- **PROBLEM TO WORK ON**
Copy every line of the data that contains the string "this".

(Records from a data source)
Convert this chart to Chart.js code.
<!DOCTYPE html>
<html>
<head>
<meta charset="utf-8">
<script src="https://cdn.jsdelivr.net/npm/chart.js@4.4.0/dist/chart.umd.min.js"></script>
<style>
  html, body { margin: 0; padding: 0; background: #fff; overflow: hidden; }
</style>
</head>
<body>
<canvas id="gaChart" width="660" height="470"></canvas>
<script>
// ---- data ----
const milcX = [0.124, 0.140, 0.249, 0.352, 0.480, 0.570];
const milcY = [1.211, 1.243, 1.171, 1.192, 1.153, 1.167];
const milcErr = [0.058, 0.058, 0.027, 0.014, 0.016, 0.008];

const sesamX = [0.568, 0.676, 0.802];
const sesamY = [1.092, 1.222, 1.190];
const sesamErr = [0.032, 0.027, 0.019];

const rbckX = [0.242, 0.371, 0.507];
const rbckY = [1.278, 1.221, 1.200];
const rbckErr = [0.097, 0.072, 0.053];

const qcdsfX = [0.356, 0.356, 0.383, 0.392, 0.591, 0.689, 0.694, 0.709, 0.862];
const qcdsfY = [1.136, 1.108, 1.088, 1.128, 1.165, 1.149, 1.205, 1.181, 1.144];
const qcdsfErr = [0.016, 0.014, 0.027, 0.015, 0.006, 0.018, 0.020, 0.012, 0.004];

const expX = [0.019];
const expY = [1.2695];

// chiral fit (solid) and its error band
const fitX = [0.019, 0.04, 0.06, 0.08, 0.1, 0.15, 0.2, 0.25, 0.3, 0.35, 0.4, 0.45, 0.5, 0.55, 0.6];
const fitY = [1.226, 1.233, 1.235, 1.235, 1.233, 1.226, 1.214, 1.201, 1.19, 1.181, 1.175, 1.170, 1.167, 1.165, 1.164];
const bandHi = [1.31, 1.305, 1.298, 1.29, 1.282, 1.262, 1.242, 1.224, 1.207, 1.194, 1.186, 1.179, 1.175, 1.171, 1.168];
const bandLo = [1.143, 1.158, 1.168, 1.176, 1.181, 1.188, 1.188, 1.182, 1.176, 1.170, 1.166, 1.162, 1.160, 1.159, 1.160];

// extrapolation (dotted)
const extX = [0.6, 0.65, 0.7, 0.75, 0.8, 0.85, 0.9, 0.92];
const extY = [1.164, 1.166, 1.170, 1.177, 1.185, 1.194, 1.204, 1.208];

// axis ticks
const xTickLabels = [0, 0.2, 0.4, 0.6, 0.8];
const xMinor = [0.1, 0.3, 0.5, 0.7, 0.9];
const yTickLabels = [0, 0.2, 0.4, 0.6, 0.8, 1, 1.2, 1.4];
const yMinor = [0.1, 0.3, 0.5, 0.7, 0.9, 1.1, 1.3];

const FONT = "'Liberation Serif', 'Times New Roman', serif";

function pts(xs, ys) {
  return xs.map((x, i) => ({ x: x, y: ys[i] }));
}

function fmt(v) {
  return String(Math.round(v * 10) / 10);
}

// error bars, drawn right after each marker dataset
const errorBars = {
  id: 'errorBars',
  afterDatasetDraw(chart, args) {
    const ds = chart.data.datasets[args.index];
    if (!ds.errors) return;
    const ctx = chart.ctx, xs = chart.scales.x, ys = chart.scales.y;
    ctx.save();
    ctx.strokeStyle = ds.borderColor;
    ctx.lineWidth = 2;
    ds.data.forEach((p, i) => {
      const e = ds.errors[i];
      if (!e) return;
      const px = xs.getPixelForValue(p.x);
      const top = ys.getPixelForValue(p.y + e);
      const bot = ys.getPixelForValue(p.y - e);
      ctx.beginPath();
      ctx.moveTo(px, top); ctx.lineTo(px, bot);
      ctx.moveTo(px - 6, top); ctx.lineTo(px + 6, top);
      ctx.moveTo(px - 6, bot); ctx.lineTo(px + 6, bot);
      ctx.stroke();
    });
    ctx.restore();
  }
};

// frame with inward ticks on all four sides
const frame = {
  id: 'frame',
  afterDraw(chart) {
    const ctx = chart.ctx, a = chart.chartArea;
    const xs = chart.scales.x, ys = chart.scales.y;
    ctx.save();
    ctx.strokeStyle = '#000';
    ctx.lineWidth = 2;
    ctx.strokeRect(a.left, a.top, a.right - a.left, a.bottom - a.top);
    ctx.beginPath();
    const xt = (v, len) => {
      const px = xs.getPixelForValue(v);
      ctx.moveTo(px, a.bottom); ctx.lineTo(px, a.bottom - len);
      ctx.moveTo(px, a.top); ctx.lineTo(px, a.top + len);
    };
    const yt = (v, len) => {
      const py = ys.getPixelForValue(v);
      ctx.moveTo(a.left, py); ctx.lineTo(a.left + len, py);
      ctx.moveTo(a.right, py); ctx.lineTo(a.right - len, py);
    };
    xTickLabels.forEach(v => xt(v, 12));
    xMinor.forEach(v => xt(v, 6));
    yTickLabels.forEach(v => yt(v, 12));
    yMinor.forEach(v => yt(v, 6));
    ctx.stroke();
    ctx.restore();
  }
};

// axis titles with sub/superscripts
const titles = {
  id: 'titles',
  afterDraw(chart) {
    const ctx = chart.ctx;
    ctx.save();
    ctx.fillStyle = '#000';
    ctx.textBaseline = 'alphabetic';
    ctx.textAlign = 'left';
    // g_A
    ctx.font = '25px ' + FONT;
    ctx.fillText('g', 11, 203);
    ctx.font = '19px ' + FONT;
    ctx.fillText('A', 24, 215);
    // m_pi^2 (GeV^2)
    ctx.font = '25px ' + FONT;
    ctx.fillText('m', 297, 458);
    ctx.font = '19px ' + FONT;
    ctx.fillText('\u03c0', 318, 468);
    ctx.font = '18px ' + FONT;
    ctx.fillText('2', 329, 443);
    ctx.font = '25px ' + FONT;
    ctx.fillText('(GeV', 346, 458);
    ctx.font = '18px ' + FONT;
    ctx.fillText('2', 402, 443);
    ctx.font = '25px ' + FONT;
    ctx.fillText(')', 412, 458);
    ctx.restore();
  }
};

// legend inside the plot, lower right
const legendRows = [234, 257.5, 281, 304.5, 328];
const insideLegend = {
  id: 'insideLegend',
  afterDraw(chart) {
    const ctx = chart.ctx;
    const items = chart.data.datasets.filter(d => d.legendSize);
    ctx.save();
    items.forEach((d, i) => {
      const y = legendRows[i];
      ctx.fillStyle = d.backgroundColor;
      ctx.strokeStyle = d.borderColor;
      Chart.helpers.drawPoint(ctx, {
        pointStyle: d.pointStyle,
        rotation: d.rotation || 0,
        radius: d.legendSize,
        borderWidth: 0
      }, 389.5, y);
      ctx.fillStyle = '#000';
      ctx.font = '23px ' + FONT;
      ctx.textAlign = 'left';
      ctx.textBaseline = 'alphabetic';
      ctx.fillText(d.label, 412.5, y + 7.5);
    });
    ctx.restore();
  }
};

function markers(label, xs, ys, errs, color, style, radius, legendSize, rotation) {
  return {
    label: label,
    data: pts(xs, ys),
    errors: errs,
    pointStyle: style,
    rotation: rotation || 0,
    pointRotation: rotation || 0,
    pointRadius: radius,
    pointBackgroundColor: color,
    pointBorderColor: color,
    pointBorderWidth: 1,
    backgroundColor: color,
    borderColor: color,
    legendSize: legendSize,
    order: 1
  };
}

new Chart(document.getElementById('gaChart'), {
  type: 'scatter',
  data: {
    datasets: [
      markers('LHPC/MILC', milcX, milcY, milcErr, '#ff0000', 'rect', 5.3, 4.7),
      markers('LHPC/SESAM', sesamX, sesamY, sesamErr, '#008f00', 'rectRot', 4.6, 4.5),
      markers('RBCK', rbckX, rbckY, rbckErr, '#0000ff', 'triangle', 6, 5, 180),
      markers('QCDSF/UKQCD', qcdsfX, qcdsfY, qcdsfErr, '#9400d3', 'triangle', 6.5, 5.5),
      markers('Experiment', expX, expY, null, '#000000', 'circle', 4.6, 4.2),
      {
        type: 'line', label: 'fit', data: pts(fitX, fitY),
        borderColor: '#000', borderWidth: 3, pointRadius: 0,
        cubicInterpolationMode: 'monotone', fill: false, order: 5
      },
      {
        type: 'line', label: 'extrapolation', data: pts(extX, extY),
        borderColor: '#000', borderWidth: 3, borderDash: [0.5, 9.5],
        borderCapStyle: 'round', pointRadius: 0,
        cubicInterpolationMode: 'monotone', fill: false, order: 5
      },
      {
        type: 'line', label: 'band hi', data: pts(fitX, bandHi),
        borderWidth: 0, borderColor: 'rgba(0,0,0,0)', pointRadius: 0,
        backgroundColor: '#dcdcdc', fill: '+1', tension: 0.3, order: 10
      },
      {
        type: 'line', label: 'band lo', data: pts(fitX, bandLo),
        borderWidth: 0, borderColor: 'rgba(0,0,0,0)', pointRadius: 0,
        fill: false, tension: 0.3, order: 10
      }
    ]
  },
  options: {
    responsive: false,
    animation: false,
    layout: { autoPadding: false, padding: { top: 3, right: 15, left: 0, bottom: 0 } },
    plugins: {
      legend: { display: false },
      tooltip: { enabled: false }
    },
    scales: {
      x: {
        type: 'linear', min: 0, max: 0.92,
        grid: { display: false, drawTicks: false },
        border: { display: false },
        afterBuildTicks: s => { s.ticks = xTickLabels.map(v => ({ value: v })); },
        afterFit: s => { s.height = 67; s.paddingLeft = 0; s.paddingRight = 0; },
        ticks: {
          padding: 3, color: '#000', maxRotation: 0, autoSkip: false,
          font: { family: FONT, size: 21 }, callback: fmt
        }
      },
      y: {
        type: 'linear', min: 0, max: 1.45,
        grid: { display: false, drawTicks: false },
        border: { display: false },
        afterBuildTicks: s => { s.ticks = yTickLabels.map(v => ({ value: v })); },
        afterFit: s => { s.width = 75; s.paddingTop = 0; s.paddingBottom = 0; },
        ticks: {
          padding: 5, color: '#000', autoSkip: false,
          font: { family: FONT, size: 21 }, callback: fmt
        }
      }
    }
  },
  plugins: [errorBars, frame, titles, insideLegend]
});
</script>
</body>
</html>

--

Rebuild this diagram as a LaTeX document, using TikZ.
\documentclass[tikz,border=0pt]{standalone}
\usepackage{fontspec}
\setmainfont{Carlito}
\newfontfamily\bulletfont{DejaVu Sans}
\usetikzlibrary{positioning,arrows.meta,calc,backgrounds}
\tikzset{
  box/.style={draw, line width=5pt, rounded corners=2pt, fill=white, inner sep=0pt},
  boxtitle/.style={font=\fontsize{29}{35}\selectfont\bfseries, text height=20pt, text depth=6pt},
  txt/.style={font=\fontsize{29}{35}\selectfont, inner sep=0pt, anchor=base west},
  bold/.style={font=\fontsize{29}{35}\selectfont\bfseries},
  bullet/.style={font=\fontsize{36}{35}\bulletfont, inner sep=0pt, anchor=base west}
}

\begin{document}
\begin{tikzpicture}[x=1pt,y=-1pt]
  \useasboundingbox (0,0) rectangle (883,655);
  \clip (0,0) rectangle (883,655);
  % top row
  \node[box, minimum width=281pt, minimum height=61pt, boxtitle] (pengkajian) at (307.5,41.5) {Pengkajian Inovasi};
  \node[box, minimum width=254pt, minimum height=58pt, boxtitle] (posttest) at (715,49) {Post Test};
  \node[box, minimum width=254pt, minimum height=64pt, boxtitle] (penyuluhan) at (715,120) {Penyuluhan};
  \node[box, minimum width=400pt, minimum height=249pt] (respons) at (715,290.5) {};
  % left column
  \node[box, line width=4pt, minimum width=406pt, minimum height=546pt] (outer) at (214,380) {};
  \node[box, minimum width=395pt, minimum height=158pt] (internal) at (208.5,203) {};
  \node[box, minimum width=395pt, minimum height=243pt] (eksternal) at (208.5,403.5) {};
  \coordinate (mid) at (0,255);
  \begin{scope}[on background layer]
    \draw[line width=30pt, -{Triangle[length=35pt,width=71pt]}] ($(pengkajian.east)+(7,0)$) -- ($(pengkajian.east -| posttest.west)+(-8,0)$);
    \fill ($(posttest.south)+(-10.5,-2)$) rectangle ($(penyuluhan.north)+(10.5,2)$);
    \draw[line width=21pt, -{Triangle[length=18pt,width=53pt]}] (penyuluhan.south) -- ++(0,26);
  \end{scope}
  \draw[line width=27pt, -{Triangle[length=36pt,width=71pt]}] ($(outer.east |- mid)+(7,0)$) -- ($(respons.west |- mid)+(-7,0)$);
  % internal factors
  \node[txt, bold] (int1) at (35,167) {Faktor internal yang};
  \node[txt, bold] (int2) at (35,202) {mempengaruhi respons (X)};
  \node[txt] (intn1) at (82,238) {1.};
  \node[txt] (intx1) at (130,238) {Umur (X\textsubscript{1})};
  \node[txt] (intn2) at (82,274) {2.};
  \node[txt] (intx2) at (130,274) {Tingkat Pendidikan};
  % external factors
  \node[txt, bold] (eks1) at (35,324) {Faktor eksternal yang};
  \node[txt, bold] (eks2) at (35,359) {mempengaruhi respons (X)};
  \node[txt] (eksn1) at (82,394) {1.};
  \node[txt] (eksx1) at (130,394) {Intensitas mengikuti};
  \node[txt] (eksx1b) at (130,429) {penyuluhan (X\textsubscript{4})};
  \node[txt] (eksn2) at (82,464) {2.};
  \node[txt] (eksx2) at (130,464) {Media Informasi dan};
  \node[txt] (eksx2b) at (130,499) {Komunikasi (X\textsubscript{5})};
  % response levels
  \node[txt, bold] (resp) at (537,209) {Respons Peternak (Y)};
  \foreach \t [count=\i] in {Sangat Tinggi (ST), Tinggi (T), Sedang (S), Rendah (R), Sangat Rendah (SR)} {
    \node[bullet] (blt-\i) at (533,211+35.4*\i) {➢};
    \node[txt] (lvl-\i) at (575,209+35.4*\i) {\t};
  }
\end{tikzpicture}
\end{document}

- **IN RESPONSE**
Convert this chart to Chart.js code.
Rebuild this diagram as a LaTeX document, using TikZ.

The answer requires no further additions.